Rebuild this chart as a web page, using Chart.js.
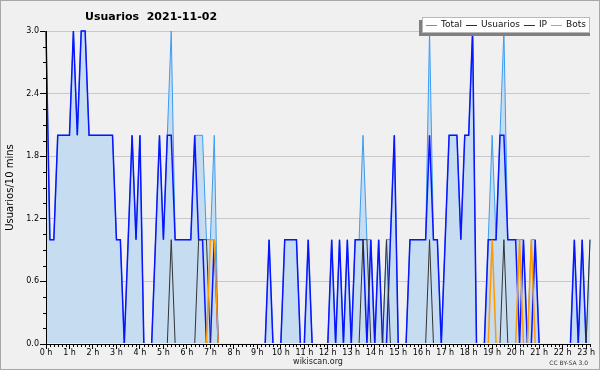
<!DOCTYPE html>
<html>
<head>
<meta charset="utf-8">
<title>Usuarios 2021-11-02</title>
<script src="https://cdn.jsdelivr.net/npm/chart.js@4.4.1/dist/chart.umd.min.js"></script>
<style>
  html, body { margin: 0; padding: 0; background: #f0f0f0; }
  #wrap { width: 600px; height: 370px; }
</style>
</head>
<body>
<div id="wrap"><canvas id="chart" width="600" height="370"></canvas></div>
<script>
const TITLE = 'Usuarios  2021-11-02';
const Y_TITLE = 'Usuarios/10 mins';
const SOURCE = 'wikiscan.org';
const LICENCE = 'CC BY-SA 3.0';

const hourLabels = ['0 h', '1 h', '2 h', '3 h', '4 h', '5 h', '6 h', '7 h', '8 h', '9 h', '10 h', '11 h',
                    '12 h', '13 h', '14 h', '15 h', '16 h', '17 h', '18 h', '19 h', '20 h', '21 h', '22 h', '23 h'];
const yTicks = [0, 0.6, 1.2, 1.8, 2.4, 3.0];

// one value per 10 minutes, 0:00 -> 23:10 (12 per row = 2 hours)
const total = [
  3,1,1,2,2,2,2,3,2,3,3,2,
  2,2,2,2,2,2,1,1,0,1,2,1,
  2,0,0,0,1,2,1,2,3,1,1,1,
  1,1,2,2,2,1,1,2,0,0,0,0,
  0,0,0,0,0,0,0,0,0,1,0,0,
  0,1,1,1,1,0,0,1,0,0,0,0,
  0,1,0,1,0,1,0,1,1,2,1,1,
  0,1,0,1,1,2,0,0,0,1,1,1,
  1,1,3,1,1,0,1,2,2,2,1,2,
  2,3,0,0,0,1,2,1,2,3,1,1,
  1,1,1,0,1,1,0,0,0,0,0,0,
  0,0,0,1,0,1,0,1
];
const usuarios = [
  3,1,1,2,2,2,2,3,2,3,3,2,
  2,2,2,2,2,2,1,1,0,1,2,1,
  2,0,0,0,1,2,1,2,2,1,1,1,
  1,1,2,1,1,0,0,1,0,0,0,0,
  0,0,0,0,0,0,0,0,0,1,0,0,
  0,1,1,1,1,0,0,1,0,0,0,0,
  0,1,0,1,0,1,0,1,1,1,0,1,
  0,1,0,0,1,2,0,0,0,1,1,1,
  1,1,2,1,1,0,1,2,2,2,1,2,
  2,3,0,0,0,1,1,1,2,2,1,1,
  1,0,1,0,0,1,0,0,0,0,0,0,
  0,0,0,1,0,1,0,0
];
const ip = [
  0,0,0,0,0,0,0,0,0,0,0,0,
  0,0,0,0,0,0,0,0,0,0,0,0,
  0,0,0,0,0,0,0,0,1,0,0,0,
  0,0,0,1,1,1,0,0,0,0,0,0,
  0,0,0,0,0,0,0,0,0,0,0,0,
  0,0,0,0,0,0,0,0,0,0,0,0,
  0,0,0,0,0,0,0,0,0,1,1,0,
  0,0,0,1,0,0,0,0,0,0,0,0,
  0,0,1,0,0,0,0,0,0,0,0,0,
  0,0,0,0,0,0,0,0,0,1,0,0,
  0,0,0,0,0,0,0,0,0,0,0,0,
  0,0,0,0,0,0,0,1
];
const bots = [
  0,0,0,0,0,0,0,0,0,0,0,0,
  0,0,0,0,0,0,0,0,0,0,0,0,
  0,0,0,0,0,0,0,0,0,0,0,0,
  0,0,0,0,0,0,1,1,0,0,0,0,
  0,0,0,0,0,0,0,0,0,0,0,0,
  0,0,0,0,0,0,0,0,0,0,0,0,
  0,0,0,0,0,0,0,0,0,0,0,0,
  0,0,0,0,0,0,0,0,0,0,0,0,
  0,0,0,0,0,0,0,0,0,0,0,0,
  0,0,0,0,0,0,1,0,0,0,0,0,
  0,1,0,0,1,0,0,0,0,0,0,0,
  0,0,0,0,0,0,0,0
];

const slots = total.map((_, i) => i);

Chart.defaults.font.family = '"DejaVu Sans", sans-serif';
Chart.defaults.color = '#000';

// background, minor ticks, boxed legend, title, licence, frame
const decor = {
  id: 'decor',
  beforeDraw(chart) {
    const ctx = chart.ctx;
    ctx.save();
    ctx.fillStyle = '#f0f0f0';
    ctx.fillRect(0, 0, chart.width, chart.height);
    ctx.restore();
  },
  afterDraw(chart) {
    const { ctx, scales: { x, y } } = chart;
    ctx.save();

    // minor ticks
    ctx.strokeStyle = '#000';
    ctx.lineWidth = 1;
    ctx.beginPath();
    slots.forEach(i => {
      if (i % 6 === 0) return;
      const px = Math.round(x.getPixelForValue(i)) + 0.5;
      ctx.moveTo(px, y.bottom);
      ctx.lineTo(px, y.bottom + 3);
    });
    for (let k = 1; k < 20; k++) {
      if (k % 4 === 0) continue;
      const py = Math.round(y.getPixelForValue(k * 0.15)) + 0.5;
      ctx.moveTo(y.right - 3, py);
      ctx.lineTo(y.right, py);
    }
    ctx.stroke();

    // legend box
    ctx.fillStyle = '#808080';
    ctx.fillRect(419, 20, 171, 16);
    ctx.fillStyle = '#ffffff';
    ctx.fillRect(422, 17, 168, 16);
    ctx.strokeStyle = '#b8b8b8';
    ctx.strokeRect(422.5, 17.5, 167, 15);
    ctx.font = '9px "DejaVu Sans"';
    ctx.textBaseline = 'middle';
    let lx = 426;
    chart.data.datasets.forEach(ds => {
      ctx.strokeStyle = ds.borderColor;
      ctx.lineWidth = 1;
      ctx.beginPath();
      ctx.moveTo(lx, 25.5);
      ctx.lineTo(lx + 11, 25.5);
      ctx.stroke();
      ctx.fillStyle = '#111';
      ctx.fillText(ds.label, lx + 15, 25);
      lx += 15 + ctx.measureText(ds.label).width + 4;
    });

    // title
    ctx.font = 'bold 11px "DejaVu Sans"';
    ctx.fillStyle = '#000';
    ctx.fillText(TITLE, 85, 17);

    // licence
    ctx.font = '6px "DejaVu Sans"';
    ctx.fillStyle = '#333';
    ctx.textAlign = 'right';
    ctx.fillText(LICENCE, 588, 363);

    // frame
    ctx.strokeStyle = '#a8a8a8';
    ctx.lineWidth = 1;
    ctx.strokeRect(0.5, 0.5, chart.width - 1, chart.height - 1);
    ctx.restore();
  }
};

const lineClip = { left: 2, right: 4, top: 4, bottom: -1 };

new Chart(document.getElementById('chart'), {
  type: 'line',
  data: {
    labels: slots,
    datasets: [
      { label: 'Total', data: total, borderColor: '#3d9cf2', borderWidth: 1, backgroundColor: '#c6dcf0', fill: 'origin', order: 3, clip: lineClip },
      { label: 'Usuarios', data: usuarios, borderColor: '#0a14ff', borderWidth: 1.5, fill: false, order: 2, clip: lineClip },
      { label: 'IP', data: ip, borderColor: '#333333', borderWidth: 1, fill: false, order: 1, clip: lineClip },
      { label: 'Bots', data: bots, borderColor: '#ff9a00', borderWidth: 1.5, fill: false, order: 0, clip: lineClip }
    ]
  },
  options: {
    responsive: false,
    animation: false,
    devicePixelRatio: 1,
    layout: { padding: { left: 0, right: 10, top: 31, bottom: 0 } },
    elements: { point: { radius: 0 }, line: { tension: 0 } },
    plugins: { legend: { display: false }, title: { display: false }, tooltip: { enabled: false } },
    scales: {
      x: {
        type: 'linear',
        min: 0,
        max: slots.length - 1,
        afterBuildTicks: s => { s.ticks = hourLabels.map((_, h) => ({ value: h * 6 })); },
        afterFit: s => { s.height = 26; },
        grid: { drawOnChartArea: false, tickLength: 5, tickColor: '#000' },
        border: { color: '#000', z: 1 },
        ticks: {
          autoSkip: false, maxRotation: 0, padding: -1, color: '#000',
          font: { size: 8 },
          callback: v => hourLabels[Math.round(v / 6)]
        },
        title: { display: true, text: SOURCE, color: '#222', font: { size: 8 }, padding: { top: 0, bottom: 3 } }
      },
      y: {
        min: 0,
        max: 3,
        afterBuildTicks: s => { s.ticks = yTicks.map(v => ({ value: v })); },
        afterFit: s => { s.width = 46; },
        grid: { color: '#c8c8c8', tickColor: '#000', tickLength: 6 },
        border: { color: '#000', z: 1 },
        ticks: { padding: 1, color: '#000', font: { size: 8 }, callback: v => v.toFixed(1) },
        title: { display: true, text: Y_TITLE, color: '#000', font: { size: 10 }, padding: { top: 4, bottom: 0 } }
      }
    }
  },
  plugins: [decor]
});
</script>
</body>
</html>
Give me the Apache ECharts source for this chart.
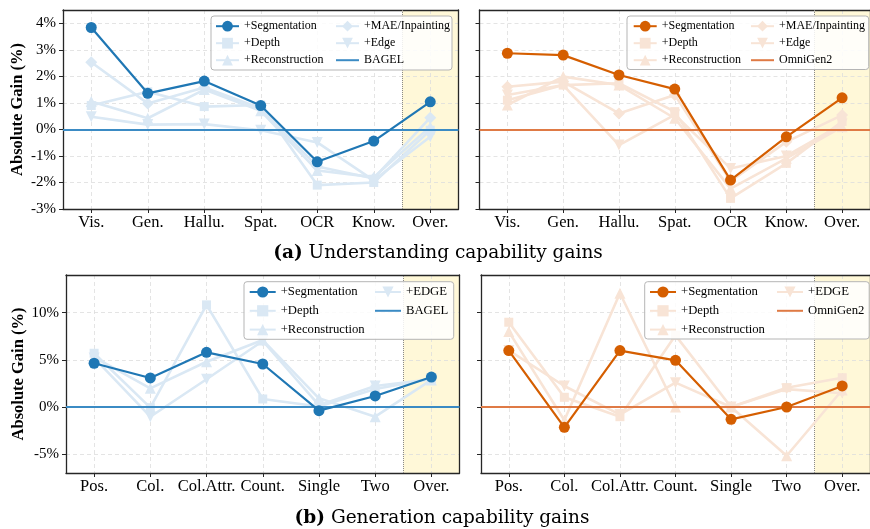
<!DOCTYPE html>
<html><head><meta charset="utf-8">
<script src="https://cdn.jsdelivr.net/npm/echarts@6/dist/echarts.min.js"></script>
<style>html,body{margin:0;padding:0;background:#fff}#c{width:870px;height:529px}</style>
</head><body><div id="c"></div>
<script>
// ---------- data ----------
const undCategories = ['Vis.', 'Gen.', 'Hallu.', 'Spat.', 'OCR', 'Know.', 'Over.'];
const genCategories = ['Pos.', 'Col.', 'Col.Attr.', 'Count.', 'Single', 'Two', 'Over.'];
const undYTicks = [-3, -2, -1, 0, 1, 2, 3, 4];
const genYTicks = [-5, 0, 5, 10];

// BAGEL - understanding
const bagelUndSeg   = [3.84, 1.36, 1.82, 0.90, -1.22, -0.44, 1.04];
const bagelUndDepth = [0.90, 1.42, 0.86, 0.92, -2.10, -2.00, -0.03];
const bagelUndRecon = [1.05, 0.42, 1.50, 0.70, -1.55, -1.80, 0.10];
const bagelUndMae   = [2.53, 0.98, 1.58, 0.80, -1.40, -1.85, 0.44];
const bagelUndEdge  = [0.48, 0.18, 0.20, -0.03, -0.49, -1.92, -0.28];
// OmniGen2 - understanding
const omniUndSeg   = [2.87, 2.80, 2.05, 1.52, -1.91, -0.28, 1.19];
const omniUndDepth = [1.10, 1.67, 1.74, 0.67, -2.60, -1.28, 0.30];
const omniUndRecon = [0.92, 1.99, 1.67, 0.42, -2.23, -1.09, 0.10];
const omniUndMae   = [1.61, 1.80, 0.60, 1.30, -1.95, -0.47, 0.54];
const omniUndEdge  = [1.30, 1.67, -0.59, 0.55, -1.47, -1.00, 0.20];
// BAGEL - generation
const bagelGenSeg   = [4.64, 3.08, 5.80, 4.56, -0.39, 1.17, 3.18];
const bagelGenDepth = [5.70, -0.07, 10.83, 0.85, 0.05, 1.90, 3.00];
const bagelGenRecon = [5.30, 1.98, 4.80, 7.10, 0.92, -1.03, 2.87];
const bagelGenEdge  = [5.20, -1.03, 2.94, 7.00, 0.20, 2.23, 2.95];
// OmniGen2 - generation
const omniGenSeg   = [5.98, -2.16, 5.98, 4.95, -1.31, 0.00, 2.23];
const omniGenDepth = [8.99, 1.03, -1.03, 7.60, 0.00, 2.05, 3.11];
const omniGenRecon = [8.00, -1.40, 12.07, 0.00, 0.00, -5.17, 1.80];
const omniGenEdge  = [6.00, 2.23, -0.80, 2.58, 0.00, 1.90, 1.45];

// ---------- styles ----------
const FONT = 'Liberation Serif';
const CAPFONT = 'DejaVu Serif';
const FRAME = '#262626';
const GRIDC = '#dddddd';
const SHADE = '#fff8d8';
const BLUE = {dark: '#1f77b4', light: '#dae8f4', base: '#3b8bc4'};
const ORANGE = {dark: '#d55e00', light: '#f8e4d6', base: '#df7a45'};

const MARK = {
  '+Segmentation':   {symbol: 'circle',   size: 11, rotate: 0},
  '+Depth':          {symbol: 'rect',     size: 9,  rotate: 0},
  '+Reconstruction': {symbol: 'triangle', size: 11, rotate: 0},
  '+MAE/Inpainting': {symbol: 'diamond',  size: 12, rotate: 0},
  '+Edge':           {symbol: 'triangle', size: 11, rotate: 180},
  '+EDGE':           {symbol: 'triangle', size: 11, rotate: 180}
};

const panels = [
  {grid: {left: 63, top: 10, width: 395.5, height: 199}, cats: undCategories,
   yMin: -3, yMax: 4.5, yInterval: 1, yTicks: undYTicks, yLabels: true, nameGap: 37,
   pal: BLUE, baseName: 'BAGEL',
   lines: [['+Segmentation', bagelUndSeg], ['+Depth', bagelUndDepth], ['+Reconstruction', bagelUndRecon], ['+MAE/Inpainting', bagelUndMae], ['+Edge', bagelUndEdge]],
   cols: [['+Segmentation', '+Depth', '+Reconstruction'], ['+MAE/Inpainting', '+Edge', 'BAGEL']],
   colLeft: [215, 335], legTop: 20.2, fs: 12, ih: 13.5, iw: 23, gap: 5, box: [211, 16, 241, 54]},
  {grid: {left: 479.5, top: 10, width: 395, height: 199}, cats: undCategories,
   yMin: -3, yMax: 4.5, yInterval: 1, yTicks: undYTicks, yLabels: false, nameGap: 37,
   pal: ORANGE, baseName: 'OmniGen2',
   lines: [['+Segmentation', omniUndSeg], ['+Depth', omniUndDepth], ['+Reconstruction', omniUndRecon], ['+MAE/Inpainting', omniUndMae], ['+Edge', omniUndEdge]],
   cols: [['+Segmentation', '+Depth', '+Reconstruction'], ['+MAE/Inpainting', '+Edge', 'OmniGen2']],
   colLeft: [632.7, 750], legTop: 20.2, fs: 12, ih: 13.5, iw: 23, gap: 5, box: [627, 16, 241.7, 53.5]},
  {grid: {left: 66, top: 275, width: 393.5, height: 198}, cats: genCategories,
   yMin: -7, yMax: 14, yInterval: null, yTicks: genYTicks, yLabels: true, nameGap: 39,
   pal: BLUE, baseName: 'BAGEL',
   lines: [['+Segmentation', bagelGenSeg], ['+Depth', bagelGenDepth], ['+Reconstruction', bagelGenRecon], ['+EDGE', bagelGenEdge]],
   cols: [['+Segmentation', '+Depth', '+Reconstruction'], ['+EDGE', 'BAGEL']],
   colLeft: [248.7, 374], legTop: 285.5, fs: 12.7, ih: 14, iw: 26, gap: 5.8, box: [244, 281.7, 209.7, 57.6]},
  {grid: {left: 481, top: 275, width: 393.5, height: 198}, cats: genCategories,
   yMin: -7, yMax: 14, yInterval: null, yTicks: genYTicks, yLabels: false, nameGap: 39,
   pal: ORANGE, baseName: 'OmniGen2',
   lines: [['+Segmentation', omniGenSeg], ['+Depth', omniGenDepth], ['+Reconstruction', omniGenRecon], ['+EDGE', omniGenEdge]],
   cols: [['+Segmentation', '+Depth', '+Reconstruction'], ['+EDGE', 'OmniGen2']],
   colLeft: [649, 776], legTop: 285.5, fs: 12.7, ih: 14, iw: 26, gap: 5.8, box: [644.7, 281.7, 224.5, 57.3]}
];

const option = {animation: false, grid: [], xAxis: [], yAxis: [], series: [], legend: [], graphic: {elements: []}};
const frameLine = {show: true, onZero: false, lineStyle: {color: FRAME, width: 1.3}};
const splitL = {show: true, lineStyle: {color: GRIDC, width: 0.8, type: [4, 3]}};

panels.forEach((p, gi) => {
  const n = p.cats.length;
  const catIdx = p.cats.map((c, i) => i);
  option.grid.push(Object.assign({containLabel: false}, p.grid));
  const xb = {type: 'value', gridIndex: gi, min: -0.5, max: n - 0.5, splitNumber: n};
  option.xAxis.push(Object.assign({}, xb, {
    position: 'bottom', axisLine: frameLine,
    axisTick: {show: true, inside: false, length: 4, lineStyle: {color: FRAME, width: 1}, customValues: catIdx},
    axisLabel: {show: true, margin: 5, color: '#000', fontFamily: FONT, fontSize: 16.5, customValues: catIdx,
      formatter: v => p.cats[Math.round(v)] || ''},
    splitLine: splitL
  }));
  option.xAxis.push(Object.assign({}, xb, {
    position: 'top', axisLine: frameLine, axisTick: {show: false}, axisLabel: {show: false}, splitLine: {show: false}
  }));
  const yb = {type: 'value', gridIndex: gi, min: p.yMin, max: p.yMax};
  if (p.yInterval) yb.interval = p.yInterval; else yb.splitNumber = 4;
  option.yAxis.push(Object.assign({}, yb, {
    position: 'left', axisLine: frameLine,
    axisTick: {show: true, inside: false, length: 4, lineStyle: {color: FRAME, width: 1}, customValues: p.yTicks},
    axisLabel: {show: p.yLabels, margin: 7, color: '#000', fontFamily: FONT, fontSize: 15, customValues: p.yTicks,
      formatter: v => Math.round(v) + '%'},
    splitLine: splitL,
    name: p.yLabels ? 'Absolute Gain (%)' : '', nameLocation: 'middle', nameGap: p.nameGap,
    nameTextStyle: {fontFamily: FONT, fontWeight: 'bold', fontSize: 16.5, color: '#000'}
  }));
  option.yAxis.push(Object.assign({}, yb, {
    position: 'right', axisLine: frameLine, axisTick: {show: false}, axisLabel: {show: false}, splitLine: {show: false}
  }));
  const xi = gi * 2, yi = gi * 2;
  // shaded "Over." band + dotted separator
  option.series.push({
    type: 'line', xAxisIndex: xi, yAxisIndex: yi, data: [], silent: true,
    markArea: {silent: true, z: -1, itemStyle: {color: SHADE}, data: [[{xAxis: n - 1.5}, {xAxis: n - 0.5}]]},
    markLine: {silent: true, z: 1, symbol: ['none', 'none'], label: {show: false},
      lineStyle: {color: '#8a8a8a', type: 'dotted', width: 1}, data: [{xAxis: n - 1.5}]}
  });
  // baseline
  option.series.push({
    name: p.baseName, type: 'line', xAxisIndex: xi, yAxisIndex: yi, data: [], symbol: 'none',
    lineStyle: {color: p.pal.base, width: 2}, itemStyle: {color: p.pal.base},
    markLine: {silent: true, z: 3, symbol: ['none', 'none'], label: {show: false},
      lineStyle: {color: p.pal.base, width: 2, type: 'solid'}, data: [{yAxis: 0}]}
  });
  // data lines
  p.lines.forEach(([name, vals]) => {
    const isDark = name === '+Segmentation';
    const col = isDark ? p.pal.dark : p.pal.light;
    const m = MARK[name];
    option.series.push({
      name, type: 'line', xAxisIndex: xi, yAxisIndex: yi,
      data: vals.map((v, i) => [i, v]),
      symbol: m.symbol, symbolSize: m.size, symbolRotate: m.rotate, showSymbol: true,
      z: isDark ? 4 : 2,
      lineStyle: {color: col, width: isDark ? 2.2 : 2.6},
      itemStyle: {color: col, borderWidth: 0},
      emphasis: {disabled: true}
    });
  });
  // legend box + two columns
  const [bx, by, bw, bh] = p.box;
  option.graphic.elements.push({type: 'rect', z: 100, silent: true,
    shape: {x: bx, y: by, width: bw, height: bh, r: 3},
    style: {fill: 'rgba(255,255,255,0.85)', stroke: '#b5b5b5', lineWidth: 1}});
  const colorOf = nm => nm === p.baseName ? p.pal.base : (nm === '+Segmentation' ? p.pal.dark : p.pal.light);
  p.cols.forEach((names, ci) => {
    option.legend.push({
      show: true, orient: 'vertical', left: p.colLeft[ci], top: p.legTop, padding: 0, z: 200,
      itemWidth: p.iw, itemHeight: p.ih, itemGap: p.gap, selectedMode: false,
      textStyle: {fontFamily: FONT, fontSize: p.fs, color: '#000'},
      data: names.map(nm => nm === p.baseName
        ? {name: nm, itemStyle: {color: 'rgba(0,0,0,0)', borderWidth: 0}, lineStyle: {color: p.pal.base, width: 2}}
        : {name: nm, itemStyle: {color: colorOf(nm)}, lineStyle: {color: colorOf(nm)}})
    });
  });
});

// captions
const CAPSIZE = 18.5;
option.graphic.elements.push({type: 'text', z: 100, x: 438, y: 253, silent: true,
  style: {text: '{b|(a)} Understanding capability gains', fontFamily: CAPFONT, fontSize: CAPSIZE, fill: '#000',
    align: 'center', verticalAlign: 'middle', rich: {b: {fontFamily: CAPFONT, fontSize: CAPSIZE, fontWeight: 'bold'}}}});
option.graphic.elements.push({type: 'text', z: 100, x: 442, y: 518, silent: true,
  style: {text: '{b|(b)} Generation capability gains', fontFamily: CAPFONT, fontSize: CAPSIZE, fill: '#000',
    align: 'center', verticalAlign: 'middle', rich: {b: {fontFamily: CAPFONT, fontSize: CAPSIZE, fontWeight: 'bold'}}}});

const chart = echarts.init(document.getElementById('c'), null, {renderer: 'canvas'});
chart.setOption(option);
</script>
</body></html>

━━━━━━━━━━

Written exercise
Select from the material above each line in which the string "this" appears, and list those lines.

Answer in full
Rebuild this chart as a web page, using Chart.js.
Give me the Apache ECharts source for this chart.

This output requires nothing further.